Assistant Research Scientist University of Georgia
Disclosure: Disclosure information not submitted.
Drought is a major abiotic stress limiting crop productivity worldwide. Frequently coupled with low water availability are high temperatures, with limited evaporative cooling exacerbating the effects of heat. Cultivated sunflower is a deep rooting (drought escape) oil seed crop that is vulnerable to temperature stress during grain filling. To determine the connections between root architecture, canopy temperature, and plant growth and yield we grew plots of 288 genotypes of cultivated sunflower under control (irrigated to replenish transpiration) and drought (10% of control treatment irrigation). At the field site (Imperial Valley area, CA, USA) plants could escape drought by tapping groundwater (~2m deep), but could not escape high temperatures ( >35 °C air temperature). We combined high-effort phenotyping (yield traits, root architecture, δ13C fractionation) with drone and tractor based high-throughput phenotyping (height, NDVI, canopy temperature).

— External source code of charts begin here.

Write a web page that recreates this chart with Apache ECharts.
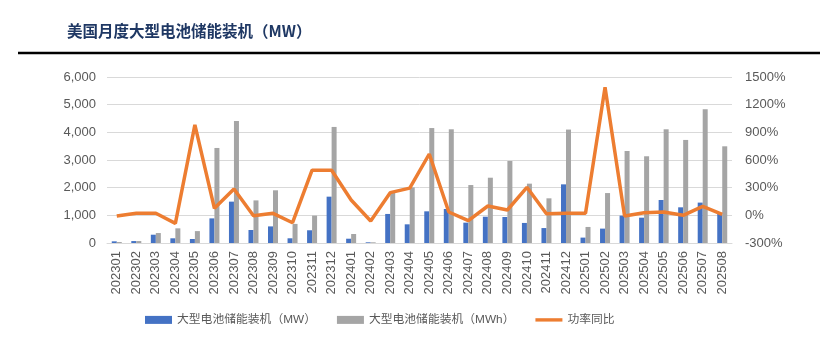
<!DOCTYPE html>
<html>
<head>
<meta charset="utf-8">
<script src="https://cdn.jsdelivr.net/npm/echarts@6/dist/echarts.min.js"></script>
<style>
  html, body { margin: 0; padding: 0; background: #fff; }
  #main { width: 821px; height: 351px; }
</style>
</head>
<body>
<div id="main"></div>
<script>
const months = ['202301', '202302', '202303', '202304', '202305', '202306', '202307', '202308',
  '202309', '202310', '202311', '202312', '202401', '202402', '202403', '202404',
  '202405', '202406', '202407', '202408', '202409', '202410', '202411', '202412',
  '202501', '202502', '202503', '202504', '202505', '202506', '202507', '202508'];

// 大型电池储能装机（MW）
const powerMW = [60, 70, 300, 170, 145, 890, 1495, 470,
  600, 170, 460, 1675, 155, 25, 1050, 675,
  1145, 1230, 735, 950, 940, 725, 540, 2120,
  195, 520, 990, 915, 1555, 1290, 1460, 1050];

// 大型电池储能装机（MWh）
const energyMWh = [35, 70, 360, 530, 430, 3435, 4410, 1540,
  1905, 690, 990, 4195, 325, 25, 1820, 2010,
  4155, 4110, 2095, 2360, 2965, 2145, 1615, 4100,
  580, 1805, 3325, 3135, 4110, 3725, 4830, 3495];

// 功率同比（%）
const yoyPct = [-7, 22, 22, -87, 980, 76, 285, -4,
  22, -80, 490, 488, 166, -61, 246, 295,
  665, 36, -58, 101, 58, 304, 18, 22,
  22, 1388, -7, 29, 36, 0, 98, 11];

const labelFont = '"Liberation Sans", "Noto Sans CJK SC", sans-serif';
const chart = echarts.init(document.getElementById('main'));

chart.setOption({
  animation: false,
  backgroundColor: '#fff',
  title: {
    text: '美国月度大型电池储能装机（MW）',
    left: 62,
    top: 18,
    textStyle: {
      color: '#1f3864',
      fontSize: 15.5,
      fontWeight: 'bold',
      fontFamily: '"Noto Sans CJK SC", sans-serif'
    }
  },
  graphic: [{
    type: 'line',
    shape: { x1: 18, y1: 53, x2: 820, y2: 53 },
    style: { stroke: '#000', lineWidth: 2.5 }
  }],
  legend: {
    left: 145,
    top: 314,
    padding: 0,
    itemWidth: 27,
    itemHeight: 8,
    itemGap: 21,
    textStyle: { color: '#595959', fontSize: 11.8, fontFamily: labelFont },
    data: [
      { name: '大型电池储能装机（MW）', icon: 'rect' },
      { name: '大型电池储能装机（MWh）', icon: 'rect' },
      { name: '功率同比', icon: 'path://M0,0 L28,0 L28,3.5 L0,3.5 Z' }
    ]
  },
  grid: { left: 107, right: 89, top: 77, bottom: 108 },
  xAxis: {
    type: 'category',
    data: months,
    axisLine: { lineStyle: { color: '#d9d9d9' } },
    axisTick: { show: false },
    axisLabel: {
      rotate: 90,
      interval: 0,
      margin: 8,
      color: '#595959',
      fontSize: 13,
      fontFamily: labelFont
    }
  },
  yAxis: [{
    type: 'value',
    min: 0,
    max: 6000,
    interval: 1000,
    axisLine: { show: false },
    axisTick: { show: false },
    splitLine: { lineStyle: { color: '#d9d9d9' } },
    axisLabel: {
      color: '#595959',
      fontSize: 13,
      margin: 11,
      fontFamily: labelFont,
      formatter: v => v.toLocaleString('en-US')
    }
  }, {
    type: 'value',
    min: -300,
    max: 1500,
    interval: 300,
    axisLine: { show: false },
    axisTick: { show: false },
    splitLine: { show: false },
    axisLabel: {
      color: '#595959',
      fontSize: 13,
      margin: 13,
      fontFamily: labelFont,
      formatter: v => v + '%'
    }
  }],
  series: [{
    name: '大型电池储能装机（MW）',
    type: 'bar',
    data: powerMW,
    barWidth: 5,
    barGap: '0%',
    itemStyle: { color: '#4472c4' }
  }, {
    name: '大型电池储能装机（MWh）',
    type: 'bar',
    data: energyMWh,
    barWidth: 5,
    itemStyle: { color: '#a5a5a5' }
  }, {
    name: '功率同比',
    type: 'line',
    yAxisIndex: 1,
    data: yoyPct,
    symbol: 'none',
    lineStyle: { color: '#ed7d31', width: 3.5 },
    itemStyle: { color: '#ed7d31' }
  }]
});
</script>
</body>
</html>
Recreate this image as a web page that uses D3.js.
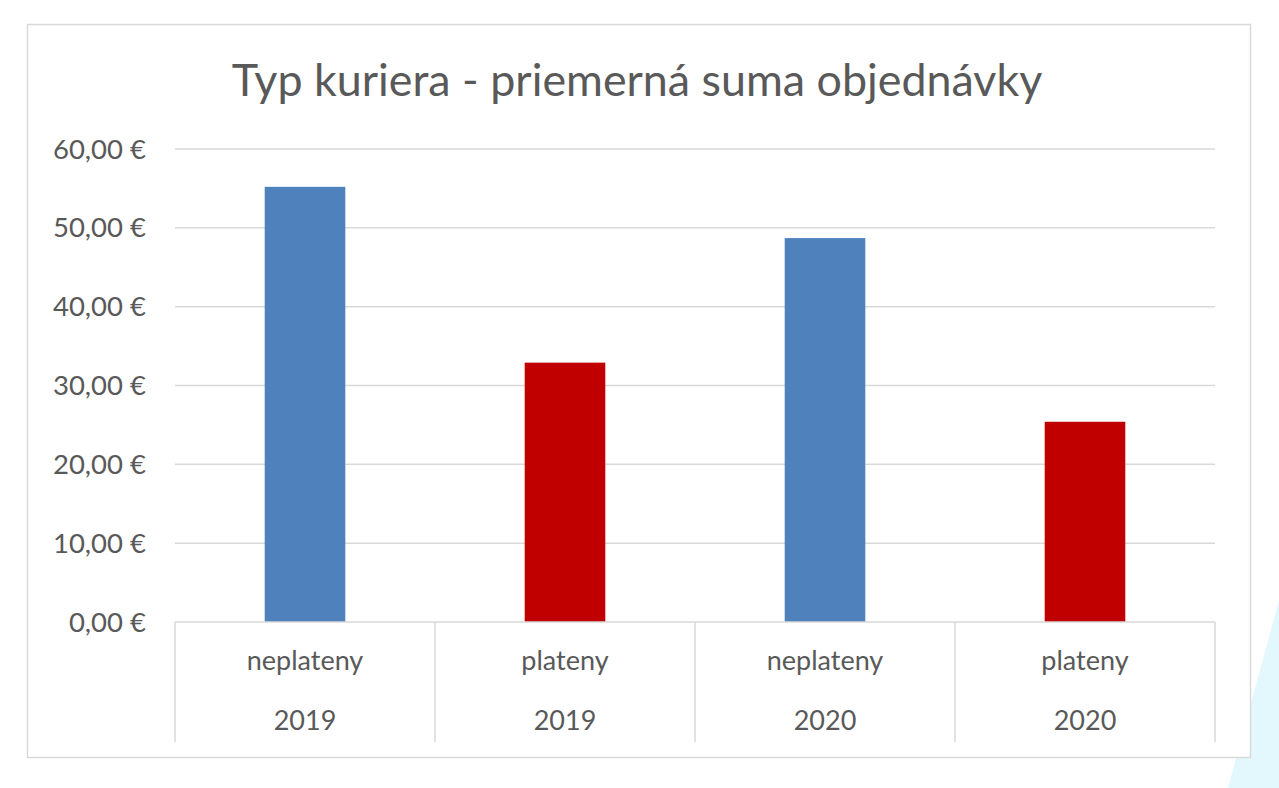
<!DOCTYPE html>
<html><head><meta charset="utf-8">
<script src="https://cdn.jsdelivr.net/npm/d3@7"></script>
<style>body{margin:0;background:#fff;}svg{display:block;font-family:Lato, "Open Sans", sans-serif;}</style>
</head><body>
<svg id="c" width="1279" height="788"></svg>
<script>
const title = "Typ kuriera - priemerná suma objednávky";
const categories = ["neplateny", "plateny", "neplateny", "plateny"];
const years = ["2019", "2019", "2020", "2020"];
const values = [55.2, 32.9, 48.7, 25.4];
const barColors = ["#4f81bd", "#c00000", "#4f81bd", "#c00000"];
const yTicks = [0, 10, 20, 30, 40, 50, 60];

(function () {
const svg = d3.select("#c");
svg.append("polygon").attr("points", "1279,600 1279,788 1228,788").attr("fill", "#e3f8fc");
svg.append("rect").attr("x", 27.5).attr("y", 24.5).attr("width", 1223).attr("height", 733)
  .attr("fill", "#fff").attr("stroke", "#d9d9d9").attr("stroke-width", 1.5);

const pLeft = 175, pRight = 1215, pTop = 149, pBottom = 622;
const y = d3.scaleLinear().domain([0, 60]).range([pBottom, pTop]);
const x = d3.scaleBand().domain(d3.range(categories.length)).range([pLeft, pRight]).paddingInner(0).paddingOuter(0);
const bw = x.bandwidth() * 0.31;

svg.append("text").attr("x", 637).attr("y", 96).attr("text-anchor", "middle")
  .attr("font-size", 44.8).attr("fill", "#595959").text(title);

svg.append("g").selectAll("line").data(yTicks.filter(d => d > 0)).join("line")
  .attr("x1", pLeft).attr("x2", pRight).attr("y1", d => y(d)).attr("y2", d => y(d))
  .attr("stroke", "#d9d9d9").attr("stroke-width", 1.5);

const fmt = d => d3.format(".2f")(d).replace(".", ",") + " €";
svg.append("g").selectAll("text").data(yTicks).join("text")
  .attr("x", 146).attr("y", d => y(d)).attr("dy", "0.35em").attr("text-anchor", "end")
  .attr("font-size", 27.5).attr("fill", "#595959").text(fmt);

svg.append("g").selectAll("rect").data(values).join("rect")
  .attr("x", (d, i) => x(i) + (x.bandwidth() - bw) / 2).attr("width", bw)
  .attr("y", d => y(d)).attr("height", d => y(0) - y(d))
  .attr("fill", (d, i) => barColors[i]);

svg.append("line").attr("x1", pLeft).attr("x2", pRight).attr("y1", pBottom).attr("y2", pBottom)
  .attr("stroke", "#d9d9d9").attr("stroke-width", 1.5);
svg.append("g").selectAll("line").data(d3.range(categories.length + 1)).join("line")
  .attr("x1", i => pLeft + i * x.step()).attr("x2", i => pLeft + i * x.step())
  .attr("y1", pBottom).attr("y2", 742).attr("stroke", "#d9d9d9").attr("stroke-width", 1.5);

svg.append("g").selectAll("text").data(categories).join("text")
  .attr("x", (d, i) => x(i) + x.bandwidth() / 2).attr("y", 670).attr("text-anchor", "middle")
  .attr("font-size", 27).attr("fill", "#595959").text(d => d);
svg.append("g").selectAll("text").data(years).join("text")
  .attr("x", (d, i) => x(i) + x.bandwidth() / 2).attr("y", 730).attr("text-anchor", "middle")
  .attr("font-size", 27).attr("fill", "#595959").text(d => d);
})();
</script>
</body></html>
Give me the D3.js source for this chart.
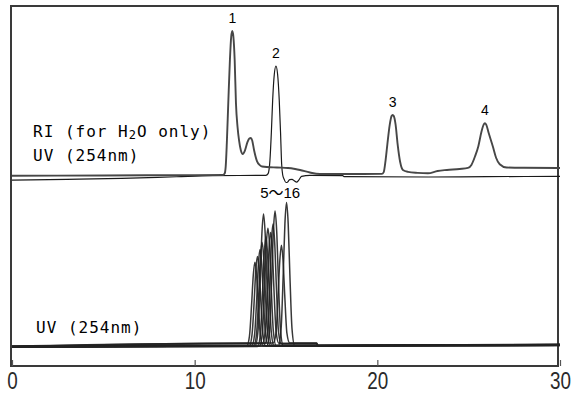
<!DOCTYPE html>
<html>
<head>
<meta charset="utf-8">
<script src="https://cdn.jsdelivr.net/npm/d3@7"></script>
<style>
  body { margin: 0; background: #fff; }
  svg { display: block; }
</style>
</head>
<body>
<div id="main"></div>
<script>
// retention time (min), signal (arbitrary units)

// upper panel: RI trace (peaks 1-4)
const riTrace = [
  [0,-0.5],[5,-0.3],[10,-0.1],[11.55,0],[11.64,1],[11.70,6],[11.76,22],[11.84,50],[11.93,80],
  [12.00,96],[12.06,100],[12.12,96],[12.19,80],[12.26,50],[12.35,33],[12.43,24],[12.53,17],
  [12.63,14.6],[12.75,17],[12.88,22.5],[13.00,25.5],[13.07,25.7],[13.15,24],[13.25,17.4],
  [13.41,9.7],[13.55,7],[13.69,5.9],[14.5,5.2],[15.11,4.9],[15.5,4.2],[15.77,3.5],[16.31,1.7],
  [16.86,0.7],[18.5,0.7],[20.25,0.8],[20.35,2],[20.45,10],[20.55,21.5],[20.68,35],[20.78,41],
  [20.84,41.7],[20.90,41],[21.00,35],[21.11,21.5],[21.25,9],[21.40,3.5],[21.68,2.2],[22.2,1.5],
  [22.77,1.2],[23.3,2.8],[23.81,3.5],[24.5,4.2],[24.96,4.9],[25.15,7],[25.35,13],[25.53,20],
  [25.70,30],[25.82,35],[25.89,35.9],[25.96,35],[26.10,29],[26.32,20],[26.50,12],[26.70,7.5],
  [27.08,5.2],[28,5],[30,4.9]
];

// upper panel: UV 254nm trace
const uvTop = [
  [0,-3.5],[3,-3],[6,-2.3],[9,-1.2],[11,-0.5],[13.9,-0.2],[14.02,1],[14.12,10],[14.20,30],
  [14.27,52],[14.36,70],[14.45,75.7],[14.54,70],[14.63,52],[14.70,30],[14.76,8],[14.82,0],
  [14.90,-3],[15.00,-5.2],[15.08,-5],[15.20,-3.2],[15.33,-3],[15.45,-4],[15.58,-5],[15.70,-3.5],
  [15.85,-1],[16.31,-0.3],[18.1,-0.5],[18.2,-1.1],[22.8,-1.4],[26,-1.1],[30,-1]
];

// lower panel: UV 254nm, one run per compound 5-16
const uv5  = [[0,-0.4],[12.85,0],[13.00,7],[13.12,30],[13.21,50],[13.30,59],[13.39,50],[13.48,30],[13.60,7],[13.75,0.2],[30,0.5]];
const uv6  = [[0,-0.8],[12.99,-0.2],[13.14,8],[13.26,32],[13.35,54],[13.44,63],[13.53,54],[13.62,32],[13.74,8],[13.89,0],[30,0.9]];
const uv7  = [[0,-0.2],[13.13,0.3],[13.28,8],[13.40,34],[13.49,58],[13.58,68],[13.67,58],[13.76,34],[13.88,8],[14.03,0.4],[30,1.1]];
const uv8  = [[0,-0.6],[13.24,0],[13.39,9],[13.51,37],[13.60,62],[13.69,73],[13.78,62],[13.87,37],[13.99,9],[14.14,0],[30,0.3]];
const uv9  = [[0,-0.1],[13.32,0.4],[13.47,11],[13.59,47],[13.68,79],[13.77,93],[13.86,79],[13.95,47],[14.07,11],[14.22,0.5],[30,0.8]];
const uv10 = [[0,-0.9],[13.45,-0.3],[13.60,9],[13.72,39],[13.81,65],[13.90,77],[13.99,65],[14.08,39],[14.20,9],[14.35,0],[30,0.6]];
const uv11 = [[0,-0.5],[13.56,0],[13.71,10],[13.83,42],[13.92,71],[14.01,83],[14.10,71],[14.19,42],[14.31,10],[14.46,0.2],[30,1.3]];
const uv12 = [[0,-0.3],[13.03,1.9],[13.71,1.9],[13.86,10],[13.98,40],[14.07,68],[14.16,80],[14.25,68],[14.34,40],[14.46,10],[14.61,1.9],[16.68,1.9],[16.75,0.2],[30,0.9]];
const uv13 = [[0,-0.7],[13.03,1.6],[13.84,1.6],[13.99,10],[14.11,43],[14.20,73],[14.29,86],[14.38,73],[14.47,43],[14.59,10],[14.74,1.6],[16.68,1.6],[16.75,-0.1],[30,0.4]];
const uv14 = [[0,-0.4],[13.95,0],[14.10,11],[14.22,48],[14.31,81],[14.40,95],[14.49,81],[14.58,48],[14.70,11],[14.85,0.3],[30,1.0]];
const uv15 = [[0,-0.2],[13.03,2.1],[14.30,2.1],[14.45,9],[14.57,36],[14.66,60],[14.75,71],[14.84,60],[14.93,36],[15.05,9],[15.20,2.1],[16.68,2.1],[16.75,0.4],[30,0.7]];
const uv16 = [[0,-0.6],[14.58,0],[14.73,12],[14.85,51],[14.94,86],[15.03,101],[15.12,86],[15.21,51],[15.33,12],[15.48,0.1],[30,0.5]];
const lowerRuns = [uv5, uv6, uv7, uv8, uv9, uv10, uv11, uv12, uv13, uv14, uv15, uv16];

const xTicks = [0, 10, 20, 30];
const peakLabels = [
  {text: "1", t: 12.06, v: 100},
  {text: "2", t: 14.45, v: 75.7},
  {text: "3", t: 20.84, v: 41.7},
  {text: "4", t: 25.89, v: 35.9}
];

const width = 577, height = 395;

const svg = d3.select("#main")
  .append("svg")
    .attr("width", width)
    .attr("height", height);

const x = d3.scaleLinear().domain([0, 30]).range([12, 560]);
const yTop = d3.scaleLinear().domain([0, 100]).range([175, 31]);
const yBot = d3.scaleLinear().domain([0, 100]).range([346, 204]);

// frame
svg.append("rect")
  .attr("x", 11).attr("y", 6)
  .attr("width", 547).attr("height", 360)
  .attr("fill", "none")
  .attr("stroke", "#3a3a3a")
  .attr("stroke-width", 2);

// x axis: short inner ticks + condensed labels
const xAxis = d3.axisBottom(x)
  .tickValues(xTicks)
  .tickSize(-6)
  .tickPadding(7);

const gx = svg.append("g")
  .attr("transform", `translate(0, 366)`)
  .call(xAxis);
gx.select(".domain").remove();
gx.selectAll("line").attr("stroke", "#555").attr("stroke-width", 1.2);
gx.selectAll("text")
  .attr("fill", "#2a2a2a")
  .attr("font-family", "'Liberation Sans', Arial, sans-serif")
  .attr("font-size", 23)
  .attr("transform", "scale(0.82,1)");

const lineTop = d3.line()
  .x(function(d) { return x(d[0]); })
  .y(function(d) { return yTop(d[1]); })
  .curve(d3.curveMonotoneX);

const lineBot = d3.line()
  .x(function(d) { return x(d[0]); })
  .y(function(d) { return yBot(d[1]); })
  .curve(d3.curveMonotoneX);

svg.append("path")
  .datum(uvTop)
  .attr("d", lineTop)
  .attr("fill", "none")
  .attr("stroke", "#1a1a1a")
  .attr("stroke-width", 1.2);

svg.append("path")
  .datum(riTrace)
  .attr("d", lineTop)
  .attr("fill", "none")
  .attr("stroke", "#474747")
  .attr("stroke-width", 1.9);

svg.selectAll(".lowerRun")
  .data(lowerRuns)
  .join("path")
    .attr("class", "lowerRun")
    .attr("d", lineBot)
    .attr("fill", "none")
    .attr("stroke", "#222")
    .attr("stroke-opacity", 0.9)
    .attr("stroke-width", 1.5);

// peak numbers
svg.selectAll(".peakLabel")
  .data(peakLabels)
  .join("text")
    .attr("class", "peakLabel")
    .attr("x", function(d) { return x(d.t); })
    .attr("y", function(d) { return yTop(d.v) - 8; })
    .attr("text-anchor", "middle")
    .attr("font-family", "'Liberation Sans', Arial, sans-serif")
    .attr("font-size", 14)
    .attr("fill", "#000")
    .text(function(d) { return d.text; });

svg.append("text")
  .attr("x", x(14.68))
  .attr("y", 198)
  .attr("text-anchor", "middle")
  .attr("font-family", "'Liberation Sans', 'Noto Sans CJK JP', sans-serif")
  .attr("font-size", 15)
  .attr("fill", "#000")
  .text("5〜16");

// detector labels
const mono = "'DejaVu Sans Mono', monospace";
const ri = svg.append("text")
  .attr("x", 33).attr("y", 137)
  .attr("font-family", mono)
  .attr("font-size", 16)
  .attr("letter-spacing", 1)
  .attr("fill", "#000");
ri.append("tspan").text("RI (for H");
ri.append("tspan").attr("font-size", 12).attr("dy", 2).text("2");
ri.append("tspan").attr("dy", -2).text("O only)");

svg.append("text")
  .attr("x", 33).attr("y", 161)
  .attr("font-family", mono)
  .attr("font-size", 16)
  .attr("letter-spacing", 1)
  .attr("fill", "#000")
  .text("UV (254nm)");

svg.append("text")
  .attr("x", 36).attr("y", 333)
  .attr("font-family", mono)
  .attr("font-size", 16)
  .attr("letter-spacing", 1)
  .attr("fill", "#000")
  .text("UV (254nm)");
</script>
</body>
</html>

Drought modestly reduced seed number and 100 seed weight but oil content was largely unaffected. Interestingly, the effect of drought on canopy temperature was more pronounced and increased over the growing season. With temperatures reaching >40 °C under drought for some genotypes. Canopy temperature was a moderate predictor of yield with higher temperatures leading to lower yields in both conditions. Image based root architecture traits (DIRT pipeline) showed drought leading to a less dense and narrower profile. Greater root area and greater density at lower depth was related to lower canopy temperatures. Genome wide association of these traits to 1.5M SNPs showed multiple independent genomic regions underlying variation in yield, canopy, and root traits with limited overlap between traits. Taken together these results highlight the impact of heat during even a modest drought and the importance of root traits in drought escape. Independent genetic control of these traits shows the potential of mixing and matching traits to further improve drought escape and keeping flower heads cool.